O mesmo princípio se aplica à relação entre pais e filhos. Não há dúvida hoje quanto à realidade do “conflito de gerações”. Os jovens proclamam sua rebelião pelas roupas que trajam, pela forma de pentearem o cabelo, pela linguagem que usam, por recorrerem a tóxicos e por muitas outras formas. Os pais se queixam, e de direito, de que seus filhos não lhes fazem confidências, que mostram falta de confiança neles. Mas, qual é mui provavelmente a causa? Não poderia ser que os pais, em primeiro lugar, não têm sido suficientemente íntimos, confidentes, honestos e confiantes para com seus filhos?
Mas, nem todos os pais têm motivos de queixas. Há pais que se mostram compreensivos, altruístas, profundamente interessados no crescimento mental, emocional, espiritual e físico dos filhos. Estes pais são como um livro aberto para os filhos, de modo que os filhos, naturalmente, confiam neles; são pais que colocam o bem-estar dos filhos acima das suas próprias conveniências e prazeres. Em resultado disso, seus filhos não são estranhos para eles.

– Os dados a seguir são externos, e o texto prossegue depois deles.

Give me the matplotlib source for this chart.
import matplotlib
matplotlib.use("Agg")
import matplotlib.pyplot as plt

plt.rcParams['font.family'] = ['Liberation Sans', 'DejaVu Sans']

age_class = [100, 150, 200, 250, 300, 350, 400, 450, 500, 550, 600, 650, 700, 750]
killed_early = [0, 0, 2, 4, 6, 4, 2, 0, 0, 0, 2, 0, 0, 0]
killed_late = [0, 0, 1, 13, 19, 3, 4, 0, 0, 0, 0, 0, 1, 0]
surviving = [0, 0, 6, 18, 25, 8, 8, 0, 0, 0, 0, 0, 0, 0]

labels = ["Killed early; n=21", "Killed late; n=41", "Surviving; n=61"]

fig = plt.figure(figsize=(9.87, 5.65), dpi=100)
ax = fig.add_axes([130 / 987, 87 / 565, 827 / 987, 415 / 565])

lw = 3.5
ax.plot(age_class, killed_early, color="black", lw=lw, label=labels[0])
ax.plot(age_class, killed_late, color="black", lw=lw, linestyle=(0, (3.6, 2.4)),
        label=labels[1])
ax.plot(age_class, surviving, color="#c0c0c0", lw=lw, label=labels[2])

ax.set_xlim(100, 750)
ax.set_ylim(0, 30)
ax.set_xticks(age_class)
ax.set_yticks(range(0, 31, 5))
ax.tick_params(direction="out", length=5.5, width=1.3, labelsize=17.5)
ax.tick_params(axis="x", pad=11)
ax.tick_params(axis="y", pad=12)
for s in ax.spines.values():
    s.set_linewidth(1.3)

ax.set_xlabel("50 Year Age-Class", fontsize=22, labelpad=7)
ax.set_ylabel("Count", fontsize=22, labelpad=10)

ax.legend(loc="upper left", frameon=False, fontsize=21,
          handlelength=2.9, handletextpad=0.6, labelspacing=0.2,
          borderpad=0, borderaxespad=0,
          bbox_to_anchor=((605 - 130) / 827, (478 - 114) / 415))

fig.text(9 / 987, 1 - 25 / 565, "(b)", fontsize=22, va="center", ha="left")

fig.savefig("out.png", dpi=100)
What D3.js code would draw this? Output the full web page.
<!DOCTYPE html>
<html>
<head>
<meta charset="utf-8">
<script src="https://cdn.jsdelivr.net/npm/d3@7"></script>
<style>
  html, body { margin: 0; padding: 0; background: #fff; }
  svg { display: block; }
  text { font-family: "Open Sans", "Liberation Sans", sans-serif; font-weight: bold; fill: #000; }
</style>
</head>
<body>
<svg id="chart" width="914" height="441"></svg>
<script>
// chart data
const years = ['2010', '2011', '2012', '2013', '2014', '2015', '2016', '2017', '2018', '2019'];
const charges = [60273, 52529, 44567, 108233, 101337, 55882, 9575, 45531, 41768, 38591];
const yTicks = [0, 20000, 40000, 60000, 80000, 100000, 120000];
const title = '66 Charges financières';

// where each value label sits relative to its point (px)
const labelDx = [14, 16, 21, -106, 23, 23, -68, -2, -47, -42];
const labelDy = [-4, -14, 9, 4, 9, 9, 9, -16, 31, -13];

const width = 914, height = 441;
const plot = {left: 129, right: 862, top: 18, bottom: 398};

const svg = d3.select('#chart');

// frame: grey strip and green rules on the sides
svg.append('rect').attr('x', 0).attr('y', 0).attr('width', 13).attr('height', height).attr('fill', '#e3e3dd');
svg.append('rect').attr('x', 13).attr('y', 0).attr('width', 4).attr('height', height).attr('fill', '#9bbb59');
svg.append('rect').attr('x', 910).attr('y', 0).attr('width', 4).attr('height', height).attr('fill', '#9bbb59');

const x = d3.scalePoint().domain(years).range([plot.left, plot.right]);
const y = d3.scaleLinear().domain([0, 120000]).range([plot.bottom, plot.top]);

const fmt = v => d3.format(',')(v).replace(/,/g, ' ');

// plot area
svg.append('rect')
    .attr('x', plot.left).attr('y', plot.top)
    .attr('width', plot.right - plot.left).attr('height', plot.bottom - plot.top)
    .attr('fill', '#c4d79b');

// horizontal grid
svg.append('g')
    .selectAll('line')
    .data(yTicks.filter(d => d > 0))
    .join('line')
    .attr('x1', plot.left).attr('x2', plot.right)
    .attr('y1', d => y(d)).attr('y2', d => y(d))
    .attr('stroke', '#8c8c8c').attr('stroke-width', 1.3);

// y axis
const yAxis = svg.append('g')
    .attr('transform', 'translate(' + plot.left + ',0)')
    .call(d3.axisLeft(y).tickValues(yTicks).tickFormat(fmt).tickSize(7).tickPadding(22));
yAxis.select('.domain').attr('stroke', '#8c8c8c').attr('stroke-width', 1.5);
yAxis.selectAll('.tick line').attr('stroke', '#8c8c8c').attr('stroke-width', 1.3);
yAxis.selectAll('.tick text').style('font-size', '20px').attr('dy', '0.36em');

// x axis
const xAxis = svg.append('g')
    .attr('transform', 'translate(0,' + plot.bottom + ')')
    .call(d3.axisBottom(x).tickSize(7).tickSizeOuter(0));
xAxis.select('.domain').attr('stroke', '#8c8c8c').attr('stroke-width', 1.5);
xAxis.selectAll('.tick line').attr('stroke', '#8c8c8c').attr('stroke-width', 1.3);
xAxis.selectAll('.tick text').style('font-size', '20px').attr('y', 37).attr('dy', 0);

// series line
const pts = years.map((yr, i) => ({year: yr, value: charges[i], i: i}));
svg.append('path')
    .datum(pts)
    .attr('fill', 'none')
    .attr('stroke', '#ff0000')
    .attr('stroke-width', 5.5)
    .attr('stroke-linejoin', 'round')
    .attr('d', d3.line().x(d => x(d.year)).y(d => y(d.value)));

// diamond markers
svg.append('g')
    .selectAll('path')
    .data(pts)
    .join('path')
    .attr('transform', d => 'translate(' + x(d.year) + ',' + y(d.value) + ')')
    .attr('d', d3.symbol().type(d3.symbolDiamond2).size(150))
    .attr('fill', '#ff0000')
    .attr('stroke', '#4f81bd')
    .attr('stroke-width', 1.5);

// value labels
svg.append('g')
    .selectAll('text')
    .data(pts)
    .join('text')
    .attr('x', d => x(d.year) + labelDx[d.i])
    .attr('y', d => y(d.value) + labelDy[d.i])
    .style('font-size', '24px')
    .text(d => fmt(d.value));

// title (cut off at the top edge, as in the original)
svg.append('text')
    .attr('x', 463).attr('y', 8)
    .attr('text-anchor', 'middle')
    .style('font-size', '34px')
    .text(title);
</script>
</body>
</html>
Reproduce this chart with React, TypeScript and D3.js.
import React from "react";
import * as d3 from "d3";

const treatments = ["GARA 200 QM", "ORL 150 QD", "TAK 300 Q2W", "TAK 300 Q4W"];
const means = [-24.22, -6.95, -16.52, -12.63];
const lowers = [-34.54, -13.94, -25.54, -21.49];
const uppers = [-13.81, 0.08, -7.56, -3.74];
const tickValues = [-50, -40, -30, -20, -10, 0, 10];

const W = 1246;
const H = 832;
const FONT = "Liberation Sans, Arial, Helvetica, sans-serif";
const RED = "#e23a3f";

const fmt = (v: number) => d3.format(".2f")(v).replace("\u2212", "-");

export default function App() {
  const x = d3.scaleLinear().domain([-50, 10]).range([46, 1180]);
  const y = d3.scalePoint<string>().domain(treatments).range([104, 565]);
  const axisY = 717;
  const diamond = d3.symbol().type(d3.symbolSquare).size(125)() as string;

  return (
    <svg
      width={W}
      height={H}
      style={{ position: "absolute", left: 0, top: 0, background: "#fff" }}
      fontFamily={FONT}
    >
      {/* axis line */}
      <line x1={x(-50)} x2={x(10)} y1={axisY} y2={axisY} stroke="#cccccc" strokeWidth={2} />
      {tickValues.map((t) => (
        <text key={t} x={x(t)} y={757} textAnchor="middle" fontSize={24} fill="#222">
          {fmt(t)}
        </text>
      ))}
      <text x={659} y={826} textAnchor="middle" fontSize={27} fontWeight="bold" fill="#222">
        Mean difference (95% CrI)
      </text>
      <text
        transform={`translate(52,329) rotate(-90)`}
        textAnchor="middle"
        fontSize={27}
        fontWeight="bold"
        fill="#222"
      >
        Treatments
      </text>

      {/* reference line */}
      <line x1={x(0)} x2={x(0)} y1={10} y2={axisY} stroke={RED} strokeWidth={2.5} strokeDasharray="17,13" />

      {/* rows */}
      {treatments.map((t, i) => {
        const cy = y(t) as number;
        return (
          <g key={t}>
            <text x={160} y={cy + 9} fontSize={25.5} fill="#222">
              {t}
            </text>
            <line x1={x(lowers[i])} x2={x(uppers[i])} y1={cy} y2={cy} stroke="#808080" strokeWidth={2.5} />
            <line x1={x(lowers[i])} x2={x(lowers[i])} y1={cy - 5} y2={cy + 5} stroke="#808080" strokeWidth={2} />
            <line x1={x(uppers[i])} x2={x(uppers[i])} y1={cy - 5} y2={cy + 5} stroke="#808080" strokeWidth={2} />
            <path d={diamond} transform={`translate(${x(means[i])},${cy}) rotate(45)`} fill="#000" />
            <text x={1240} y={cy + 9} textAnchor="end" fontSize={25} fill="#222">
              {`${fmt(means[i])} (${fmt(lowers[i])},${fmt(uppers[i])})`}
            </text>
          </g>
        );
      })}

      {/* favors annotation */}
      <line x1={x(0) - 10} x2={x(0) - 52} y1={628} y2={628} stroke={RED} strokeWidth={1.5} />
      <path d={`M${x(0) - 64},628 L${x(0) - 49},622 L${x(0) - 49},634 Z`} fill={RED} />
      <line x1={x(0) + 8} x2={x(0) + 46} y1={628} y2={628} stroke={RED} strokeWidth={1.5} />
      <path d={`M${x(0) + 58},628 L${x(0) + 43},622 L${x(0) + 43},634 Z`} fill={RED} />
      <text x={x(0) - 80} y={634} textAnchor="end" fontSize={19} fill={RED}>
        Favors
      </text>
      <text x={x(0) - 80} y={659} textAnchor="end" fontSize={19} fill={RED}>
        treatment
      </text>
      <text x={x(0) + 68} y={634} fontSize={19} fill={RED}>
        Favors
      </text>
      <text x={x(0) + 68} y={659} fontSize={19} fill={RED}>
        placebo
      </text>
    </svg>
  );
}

O mesmo princípio se aplica também entre os membros duma congregação cristã. Quem quer obter confiança precisa mostrar-se confiante. Faça concessões às falhas dos outros, conceda-lhes o benefício da dúvida. Lembre-se de que é o privilégio dos fortes suportar as fraquezas ou as cargas dos que não são fortes, ser pacientes, longânimes, esperando o melhor. É melhor sofrer desapontamento e até perda por se ter confiança demais em um irmão cristão do que desencorajar ou fazer outrem tropeçar por se ser desconfiado. Sua atitude confiante fará com que outros confiem no leitor. A confiança é uma rua de mão dupla. Confie e obterá confiança. — Rom. 15:1.
[Nota(s) de rodapé]
a Nesta tragédia, o marido mata a esposa devido à ira ciumenta, apenas para descobrir que ela era inocente, e, assim, comete suicídio.